What the exercise asks
Exactly the lines from the start of the data below through the line that contains "['63', '125', '250', '500', '1K', '2K', '4K'];" are to be copied, with pictures left out.

Supplied information
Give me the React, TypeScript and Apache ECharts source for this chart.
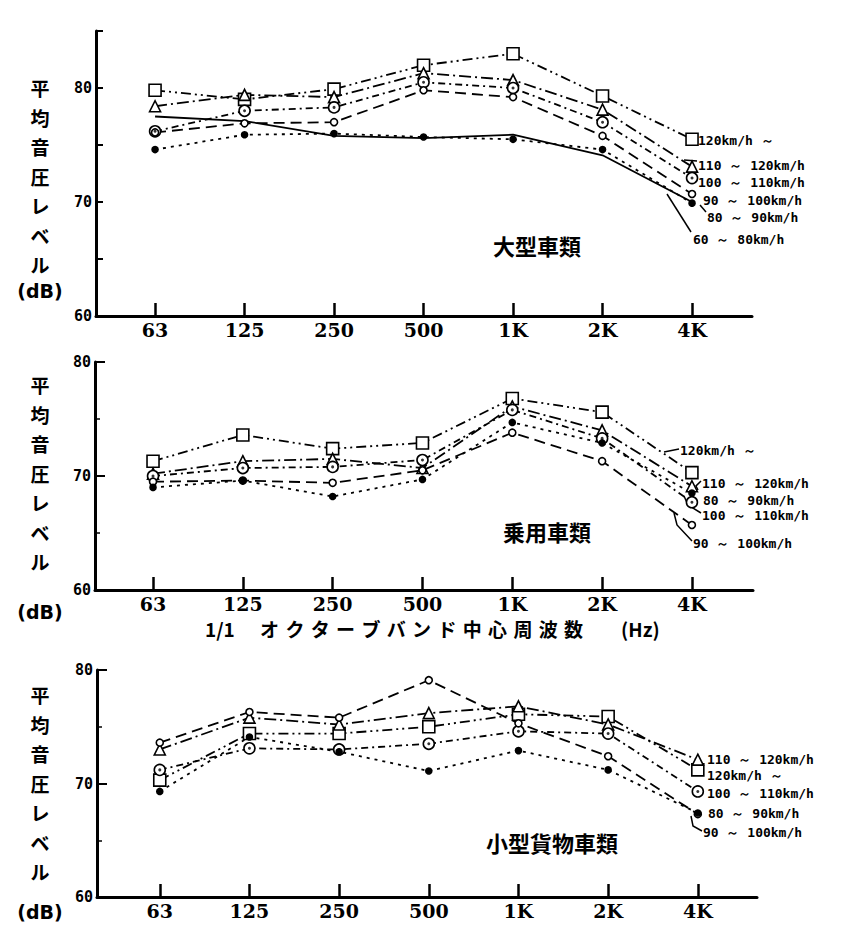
import React, { useEffect, useRef } from 'react';
import * as echarts from 'echarts';

// ---------- data ----------
const freqLabels = ['63', '125', '250', '500', '1K', '2K', '4K'];

const speed120 = '120km/h ～';
const speed110 = '110 ～ 120km/h';
const speed100 = '100 ～ 110km/h';
const speed90 = '90 ～ 100km/h';
const speed80 = '80 ～ 90km/h';
const speed60 = '60 ～ 80km/h';

const titleLarge = '大型車類';
const titleCar = '乗用車類';
const titleVan = '小型貨物車類';
const yAxisName = '平\n均\n音\n圧\nレ\nベ\nル';
const yAxisUnit = '(dB)';
const xAxisName =
  '1/1\u3000\u2004オ\u2004ク\u2004タ\u2004ー\u2004ブ\u2004バ\u2004ン\u2004ド\u2004中\u2004心\u2004周\u2004波\u2004数\u3000\u3000(Hz)';

// 大型車類
const large120 = [79.8, 79.0, 79.9, 82.0, 83.0, 79.3, 75.5];
const large110 = [78.4, 79.4, 79.2, 81.3, 80.7, 78.1, 73.1];
const large100 = [76.2, 78.0, 78.3, 80.5, 80.0, 77.0, 72.1];
const large90 = [76.1, 76.9, 77.0, 79.8, 79.2, 75.8, 70.7];
const large80 = [74.6, 75.9, 76.0, 75.7, 75.5, 74.6, 69.9];
const large60 = [77.5, 77.1, 75.8, 75.6, 75.9, 74.1, 70.0];

// 乗用車類
const car120 = [71.3, 73.6, 72.4, 72.9, 76.8, 75.6, 70.3];
const car110 = [70.2, 71.3, 71.5, 70.7, 76.1, 74.0, 69.1];
const car100 = [70.0, 70.7, 70.8, 71.4, 75.8, 73.3, 67.7];
const car90 = [69.5, 69.6, 69.4, 70.5, 73.8, 71.3, 65.7];
const car80 = [69.0, 69.6, 68.2, 69.7, 74.7, 72.9, 68.5];

// 小型貨物車類
const van120 = [70.3, 74.4, 74.4, 75.0, 76.1, 75.9, 71.2];
const van110 = [73.0, 75.8, 75.2, 76.2, 76.8, 75.2, 72.1];
const van100 = [71.2, 73.1, 73.0, 73.5, 74.6, 74.4, 69.3];
const van90 = [73.6, 76.3, 75.8, 79.1, 75.3, 72.4, 67.3];
const van80 = [69.3, 74.1, 72.8, 71.1, 72.9, 71.2, 67.4];

// ---------- styles ----------
type Kind = '120' | '110' | '100' | '90' | '80' | '60';

const kindStyle: Record<Kind, any> = {
  '120': { symbol: 'rect', size: 12, dash: [10, 4, 2, 4, 2, 4], fill: '#fff' },
  '110': { symbol: 'triangle', size: 11, dash: [12, 4, 2, 4], fill: '#fff' },
  '100': { symbol: 'circle', size: 11, dash: [7, 4, 2, 4], fill: '#fff', dot: true },
  '90': { symbol: 'circle', size: 7, dash: [11, 6], fill: '#fff' },
  '80': { symbol: 'circle', size: 6, dash: [3, 5], fill: '#000' },
  '60': { symbol: 'none', size: 0, dash: 'solid', fill: '#000' },
};

const panels = [
  {
    grid: { left: 96, top: 31, width: 656, height: 285 },
    xMin: -0.66, xMax: 6.67, yMax: 85, interval: 5,
    series: [
      { kind: '120', name: speed120, values: large120 },
      { kind: '110', name: speed110, values: large110 },
      { kind: '100', name: speed100, values: large100 },
      { kind: '90', name: speed90, values: large90 },
      { kind: '80', name: speed80, values: large80 },
      { kind: '60', name: speed60, values: large60 },
    ],
  },
  {
    grid: { left: 95, top: 362, width: 658, height: 228 },
    xMin: -0.646, xMax: 6.68, yMax: 80, interval: 10,
    series: [
      { kind: '120', name: speed120, values: car120 },
      { kind: '110', name: speed110, values: car110 },
      { kind: '100', name: speed100, values: car100 },
      { kind: '90', name: speed90, values: car90 },
      { kind: '80', name: speed80, values: car80 },
    ],
  },
  {
    grid: { left: 97, top: 670, width: 660, height: 227 },
    xMin: -0.7, xMax: 6.66, yMax: 80, interval: 10,
    series: [
      { kind: '120', name: speed120, values: van120 },
      { kind: '110', name: speed110, values: van110 },
      { kind: '100', name: speed100, values: van100 },
      { kind: '90', name: speed90, values: van90 },
      { kind: '80', name: speed80, values: van80 },
    ],
  },
];

const labelFont = '"DejaVu Sans Mono", monospace';
const cjkFont = '"Noto Sans CJK JP", sans-serif';

function buildOption() {
  const grids: any[] = [];
  const xAxes: any[] = [];
  const yAxes: any[] = [];
  const series: any[] = [];

  panels.forEach((p, pi) => {
    grids.push({ ...p.grid, containLabel: false });
    xAxes.push({
      type: 'value',
      gridIndex: pi,
      min: p.xMin,
      max: p.xMax,
      axisLine: { show: true, onZero: false, lineStyle: { color: '#000', width: 3 } },
      axisTick: {
        show: true,
        inside: true,
        length: 13,
        customValues: freqLabels.map((_, i) => i),
        lineStyle: { color: '#000', width: 2.5 },
      },
      axisLabel: {
        show: true,
        customValues: freqLabels.map((_, i) => i),
        formatter: (v: number) => freqLabels[Math.round(v)] ?? '',
        color: '#000',
        fontFamily: '"DejaVu Serif", serif',
        fontWeight: 'bold',
        fontSize: 19,
        lineHeight: 18,
        margin: 5,
      },
      splitLine: { show: false },
    });
    yAxes.push({
      type: 'value',
      gridIndex: pi,
      min: 60,
      max: p.yMax,
      interval: p.interval,
      axisLine: { show: true, onZero: false, lineStyle: { color: '#000', width: 3 } },
      axisTick: {
        show: true,
        inside: true,
        length: p.interval === 5 ? 7 : 10,
        lineStyle: { color: '#000', width: 2 },
      },
      minorTick: {
        show: p.interval === 10,
        splitNumber: 2,
        length: 5,
        lineStyle: { color: '#000', width: 1.5 },
      },
      axisLabel: {
        formatter: (v: number) => (v % 10 === 0 ? String(v) : ''),
        color: '#000',
        fontFamily: labelFont,
        fontWeight: 'bold',
        fontSize: 15,
        margin: 4,
      },
      splitLine: { show: false },
    });

    p.series.forEach((s) => {
      const st = kindStyle[s.kind as Kind];
      const data = s.values.map((v, i) => [i, v]);
      series.push({
        type: 'line',
        name: s.name,
        xAxisIndex: pi,
        yAxisIndex: pi,
        data,
        symbol: st.symbol,
        symbolSize: st.size,
        showSymbol: st.symbol !== 'none',
        silent: true,
        lineStyle: { color: '#000', width: 1.8, type: st.dash },
        itemStyle: { color: st.fill, borderColor: '#000', borderWidth: 1.6 },
        z: 3,
      });
      if (st.dot) {
        series.push({
          type: 'scatter',
          name: s.name + ' dot',
          xAxisIndex: pi,
          yAxisIndex: pi,
          data,
          symbol: 'circle',
          symbolSize: 3,
          silent: true,
          itemStyle: { color: '#000' },
          z: 6,
        });
      }
    });
  });

  const legendText = (text: string, x: number, y: number) => ({
    type: 'text',
    x,
    y,
    style: {
      text,
      fill: '#000',
      font: `bold 13px ${labelFont}`,
      textVerticalAlign: 'middle',
    },
  });
  const cjkText = (text: string, x: number, y: number, size: number, align = 'center') => ({
    type: 'text',
    x,
    y,
    style: {
      text,
      fill: '#000',
      font: `bold ${size}px ${cjkFont}`,
      lineHeight: size,
      textAlign: align,
      textVerticalAlign: 'middle',
    },
  });
  const yName = (top: number) => ({
    type: 'text',
    x: 40,
    y: top,
    style: {
      text: yAxisName,
      fill: '#000',
      font: `bold 19px ${cjkFont}`,
      lineHeight: 29.5,
      textAlign: 'center',
      textVerticalAlign: 'top',
    },
  });
  const unit = (y: number) => ({
    type: 'text',
    x: 40,
    y,
    style: {
      text: yAxisUnit,
      fill: '#000',
      font: `bold 19px "DejaVu Sans", sans-serif`,
      textAlign: 'center',
      textVerticalAlign: 'middle',
    },
  });
  const leader = (points: number[][]) => ({
    type: 'polyline',
    shape: { points },
    style: { stroke: '#000', lineWidth: 1.5, fill: null },
  });

  const graphic: any[] = [
    // y axis names
    yName(73), unit(291),
    yName(370), unit(612),
    yName(680), unit(912),
    // titles
    cjkText(titleLarge, 537, 245, 22),
    cjkText(titleCar, 547, 531, 22),
    cjkText(titleVan, 552, 842, 22),
    // x axis name
    cjkText(xAxisName, 205, 628, 19, 'left'),
    // panel 1 labels
    legendText(speed120, 698, 140),
    legendText(speed110, 698, 165),
    legendText(speed100, 698, 182),
    legendText(speed90, 703, 200),
    legendText(speed80, 707, 217),
    legendText(speed60, 693, 239),
    leader([[684, 160], [697, 161]]),
    leader([[706, 212], [700, 205]]),
    leader([[691, 232], [667, 194]]),
    // panel 2 labels
    legendText(speed120, 680, 450),
    legendText(speed110, 702, 483),
    legendText(speed80, 703, 500),
    legendText(speed100, 702, 515),
    legendText(speed90, 693, 543),
    leader([[679, 449], [664, 452]]),
    leader([[701, 481], [696, 486], [698, 490]]),
    leader([[701, 513], [688, 505], [684, 496]]),
    leader([[692, 541], [677, 525], [674, 513]]),
    // panel 3 labels
    legendText(speed110, 707, 759),
    legendText(speed120, 707, 775),
    legendText(speed100, 707, 793),
    legendText(speed80, 708, 813),
    legendText(speed90, 703, 832),
    leader([[702, 831], [693, 826], [691, 816]]),
  ];

  return {
    animation: false,
    backgroundColor: '#fff',
    grid: grids,
    xAxis: xAxes,
    yAxis: yAxes,
    series,
    graphic,
  };
}

export default function App() {
  const ref = useRef<HTMLDivElement>(null);
  useEffect(() => {
    document.body.style.margin = '0';
    if (!ref.current) return;
    const chart = echarts.init(ref.current, null, { renderer: 'svg' });
    chart.setOption(buildOption() as any);
    return () => chart.dispose();
  }, []);
  return <div ref={ref} style={{ width: 850, height: 950 }} />;
}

Task answer
Give me the React, TypeScript and Apache ECharts source for this chart.
import React, { useEffect, useRef } from 'react';
import * as echarts from 'echarts';

// ---------- data ----------
const freqLabels = ['63', '125', '250', '500', '1K', '2K', '4K'];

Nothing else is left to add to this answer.